### [SOURCE DATA]
::::::

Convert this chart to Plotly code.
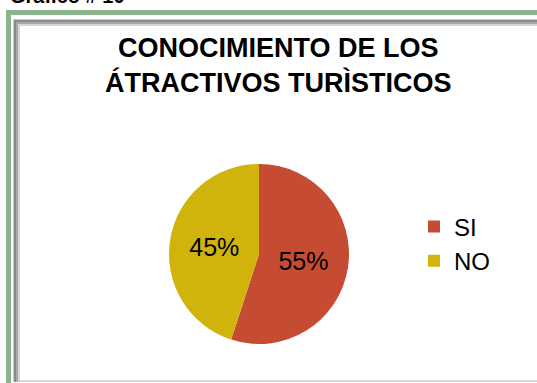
import plotly.graph_objects as go

labels = ["SI", "NO"]
values = [55, 45]
colors = ["#C64B33", "#D0B40B"]

title_text = "CONOCIMIENTO DE LOS<br>ÁTRACTIVOS TURÌSTICOS"
caption_text = "Gráfico # 10"

W, H = 537, 383

def px(x):
    return x / W

def py(y):
    return 1 - y / H

fig = go.Figure()
fig.add_trace(go.Pie(
    labels=labels,
    values=values,
    sort=False,
    direction="clockwise",
    rotation=0,
    marker=dict(colors=colors, line=dict(width=0)),
    textinfo="percent",
    textposition="inside",
    insidetextorientation="horizontal",
    textfont=dict(family="Liberation Sans, Arial", size=25, color="#000000"),
    domain=dict(x=[px(169), px(349)], y=[py(344), py(164)]),
    hoverinfo="label+percent",
))

shapes = []
# green outer frame
shapes.append(dict(type="rect", xref="paper", yref="paper",
                   x0=px(8.5), x1=px(560), y0=py(420), y1=py(12.5),
                   line=dict(color="#8CB48C", width=5), fillcolor="rgba(0,0,0,0)"))
# inner gray bevel frame
for off, col, w in [(13.5, "#C8C8C8", 1), (15.0, "#8A8A8A", 2), (17.0, "#A8A8A8", 2), (19.0, "#D6D6D6", 2)]:
    shapes.append(dict(type="rect", xref="paper", yref="paper",
                       x0=px(off), x1=px(600), y0=py(381), y1=py(off + 6),
                       line=dict(color=col, width=w), fillcolor="rgba(0,0,0,0)"))

fig.update_layout(
    width=W, height=H,
    margin=dict(l=0, r=0, t=0, b=0),
    paper_bgcolor="#FFFFFF",
    plot_bgcolor="#FFFFFF",
    shapes=shapes,
    showlegend=True,
    legend=dict(
        x=px(414), y=py(244), xanchor="left", yanchor="middle",
        font=dict(family="Liberation Sans, Arial", size=24, color="#000000"),
        bgcolor="rgba(0,0,0,0)",
        itemwidth=30,
    ),
    annotations=[
        dict(text=title_text, x=px(278), y=py(66), xref="paper", yref="paper",
             xanchor="center", yanchor="middle", showarrow=False,
             font=dict(family="Liberation Sans, Arial", size=27, color="#000000", weight="bold")),
        dict(text=caption_text, x=px(8), y=py(-4), xref="paper", yref="paper",
             xanchor="left", yanchor="middle", showarrow=False,
             font=dict(family="Liberation Sans, Arial", size=20, color="#000000", weight="bold")),
    ],
)

fig.write_html("out.html")
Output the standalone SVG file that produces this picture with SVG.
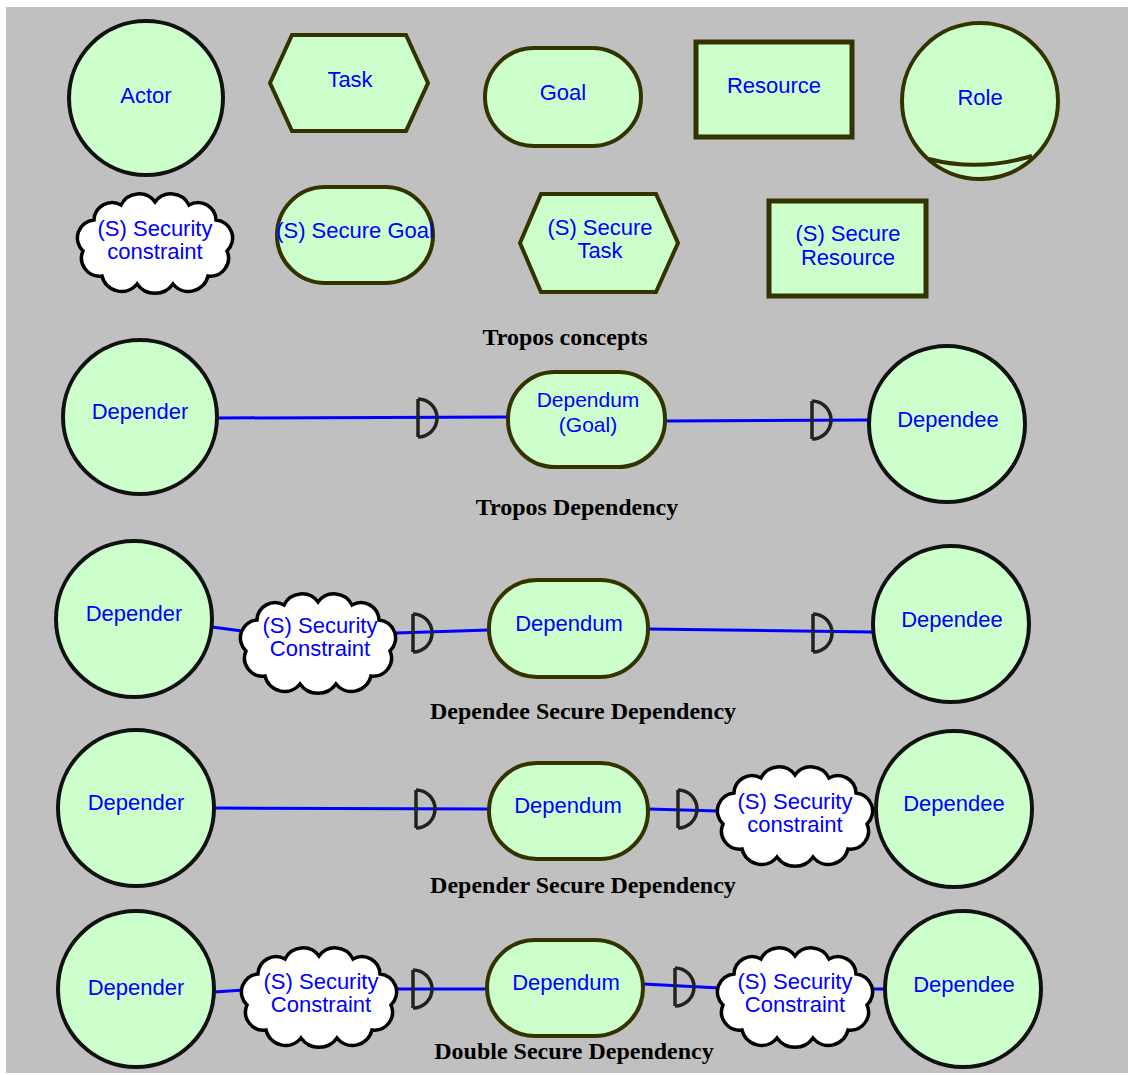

::::::

### [TASK REQUIREMENTS]
Can you retype every record above exactly, leaving out the pictures?

### [TASK SOLUTION]
Convert this chart to Plotly code.
import plotly.graph_objects as go

labels = ["SI", "NO"]
values = [55, 45]
colors = ["#C64B33", "#D0B40B"]

title_text = "CONOCIMIENTO DE LOS<br>ÁTRACTIVOS TURÌSTICOS"
caption_text = "Gráfico # 10"

W, H = 537, 383

def px(x):
    return x / W

def py(y):
    return 1 - y / H

fig = go.Figure()
fig.add_trace(go.Pie(
    labels=labels,
    values=values,
    sort=False,
    direction="clockwise",
    rotation=0,
    marker=dict(colors=colors, line=dict(width=0)),
    textinfo="percent",
    textposition="inside",
    insidetextorientation="horizontal",
    textfont=dict(family="Liberation Sans, Arial", size=25, color="#000000"),
    domain=dict(x=[px(169), px(349)], y=[py(344), py(164)]),
    hoverinfo="label+percent",
))

shapes = []
# green outer frame
shapes.append(dict(type="rect", xref="paper", yref="paper",
                   x0=px(8.5), x1=px(560), y0=py(420), y1=py(12.5),
                   line=dict(color="#8CB48C", width=5), fillcolor="rgba(0,0,0,0)"))
# inner gray bevel frame
for off, col, w in [(13.5, "#C8C8C8", 1), (15.0, "#8A8A8A", 2), (17.0, "#A8A8A8", 2), (19.0, "#D6D6D6", 2)]:
    shapes.append(dict(type="rect", xref="paper", yref="paper",
                       x0=px(off), x1=px(600), y0=py(381), y1=py(off + 6),
                       line=dict(color=col, width=w), fillcolor="rgba(0,0,0,0)"))

fig.update_layout(
    width=W, height=H,
    margin=dict(l=0, r=0, t=0, b=0),
    paper_bgcolor="#FFFFFF",
    plot_bgcolor="#FFFFFF",
    shapes=shapes,
    showlegend=True,
    legend=dict(
        x=px(414), y=py(244), xanchor="left", yanchor="middle",
        font=dict(family="Liberation Sans, Arial", size=24, color="#000000"),
        bgcolor="rgba(0,0,0,0)",
        itemwidth=30,
    ),
    annotations=[
        dict(text=title_text, x=px(278), y=py(66), xref="paper", yref="paper",
             xanchor="center", yanchor="middle", showarrow=False,
             font=dict(family="Liberation Sans, Arial", size=27, color="#000000", weight="bold")),
        dict(text=caption_text, x=px(8), y=py(-4), xref="paper", yref="paper",
             xanchor="left", yanchor="middle", showarrow=False,
             font=dict(family="Liberation Sans, Arial", size=20, color="#000000", weight="bold")),
    ],
)

fig.write_html("out.html")
Output the standalone SVG file that produces this picture with SVG.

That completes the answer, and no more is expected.